A couple of nights ago I read the autobiography of Albert Pierrepoint, who was the UK's most prolific executioner. His total hangings numbered around 450, and the most in one day was 27 war criminals, as just after the second world war business was booming. His father and uncle were both hangmen and he decided to go into the neck stretching business when he guessed what his father did. He called his work The Craft and believed he had been destined to become one by a higher power.
Pierrepoint comes across as a strangely humane and highly intelligent man whose chief concern was giving the condemed a swift and dignified death. He resigned in 1956 after an argument with his employer about his fees. He'd gone to a prison to hang someone who recieved a reprieve and they offered him £1 of his usual £15 fee.
In his 1974 autobiography Executioner: Pierrepoint he comes out against capital punishment, saying -
I have come to the conclusion that executions solve nothing, and are only an antiquated relic of a primitive desire for revenge which takes the easy way and hands over the responsibility for revenge to other people...The trouble with the death penalty has always been that nobody wanted it for everybody, but everybody differed about who should get off.

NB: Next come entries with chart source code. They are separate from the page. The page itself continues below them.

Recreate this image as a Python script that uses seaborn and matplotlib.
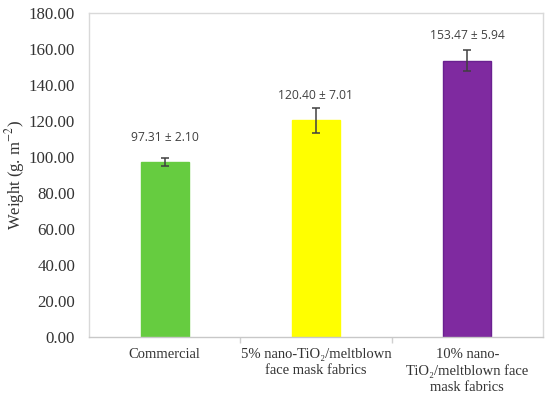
import matplotlib
matplotlib.use("Agg")
import matplotlib.pyplot as plt
import seaborn as sns
import pandas as pd
import numpy as np

categories = ["Commercial",
              "5% nano-TiO\u2082/meltblown\nface mask fabrics",
              "10% nano-\nTiO\u2082/meltblown face\nmask fabrics"]
weights = [97.31, 120.40, 153.47]
errors = [2.10, 7.01, 5.94]
value_labels = ["97.31 \u00b1 2.10", "120.40 \u00b1 7.01", "153.47 \u00b1 5.94"]
yticks = [0, 20, 40, 60, 80, 100, 120, 140, 160, 180]

colors = ["#66CC40", "#FFFF00", "#7F2AA0"]
edges = ["#66CC40", "#FFFF00", "#6A2090"]
label_offsets = [15, 8.5, 10.5]

sns.set_theme(style="white")
plt.rcParams['font.family'] = ['Liberation Serif', 'DejaVu Serif']
plt.rcParams['mathtext.fontset'] = 'stix'

df = pd.DataFrame({"cat": categories, "w": weights})

fig = plt.figure(figsize=(5.5, 3.98), dpi=100)
ax = fig.add_axes([89/550, 1-337/398, (543-89)/550, (337-13)/398])

sns.barplot(data=df, x="cat", y="w", hue="cat", palette=colors, width=0.317,
            saturation=1, legend=False, ax=ax, errorbar=None)
for p, ec in zip(ax.patches, edges):
    p.set_edgecolor(ec)
    p.set_linewidth(1.0)

x = np.arange(len(categories))
ax.errorbar(x, weights, yerr=errors, fmt="none", ecolor="#404040",
            elinewidth=1.1, capsize=3, capthick=1.1)

for xi, v, e, lab, off in zip(x, weights, errors, value_labels, label_offsets):
    ax.annotate(lab, (xi, v + e), xytext=(0, off), textcoords="offset points",
                ha="center", va="center", fontsize=8.7, color="#404040",
                family=["Open Sans", "DejaVu Sans"])

ax.set_xlim(-0.5, 2.5)
ax.set_ylim(0, 180)
ax.set_yticks(yticks)
ax.set_yticklabels([f"{t:.2f}" for t in yticks], fontsize=12.2, color="#333333")
ax.set_xticks(x)
ax.set_xticklabels(categories, fontsize=10.5, linespacing=1.3, color="#333333")
ax.tick_params(axis="x", which="major", length=0, pad=8)
ax.tick_params(axis="y", length=0, pad=10)
ax.set_xticks([0.5, 1.5], minor=True)
ax.tick_params(axis="x", which="minor", bottom=True, length=4, color="#d0d0d0",
               width=1, direction="out")
ax.set_xlabel("")
ax.set_ylabel("Weight (g. m$^{-2}$)", fontsize=12, color="#333333")
ax.yaxis.label.set_va("center")
ax.yaxis.set_label_coords(-(89 - 15) / 454, 0.5)

for s in ax.spines.values():
    s.set_color("#d9d9d9")
    s.set_linewidth(1.0)
ax.spines["bottom"].set_color("#c8c8c8")

fig.savefig("out.png", dpi=100)
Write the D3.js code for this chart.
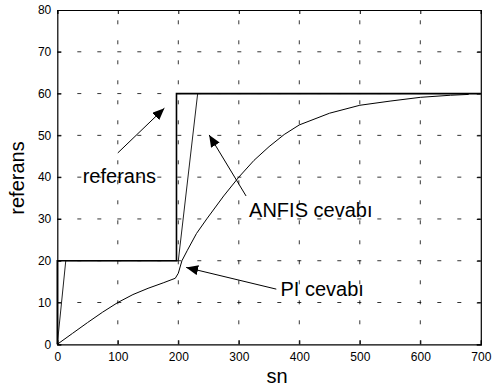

He wrote that the vast majority of those he executed went to their deaths, if not exactly bravely, with a degree of self enforced dignity, and as many were domestic murders committed in the flames of passion, he reckons that the death penalty was a waste of time. He also points out the arbitary nature of public opinion. Ruth Ellis was the last woman to be hanged in Britain, and her sentance had a huge public response, and at the time of her hanging had a wave of protestors outside the prison; but a week previously when he executed another woman, no one was interested. Ellis was an attractive nightclub hostess, whereas the women a week before was a dowdy female with no one behind her to raise the flag of public awareness, so she was swept aside and forgotten.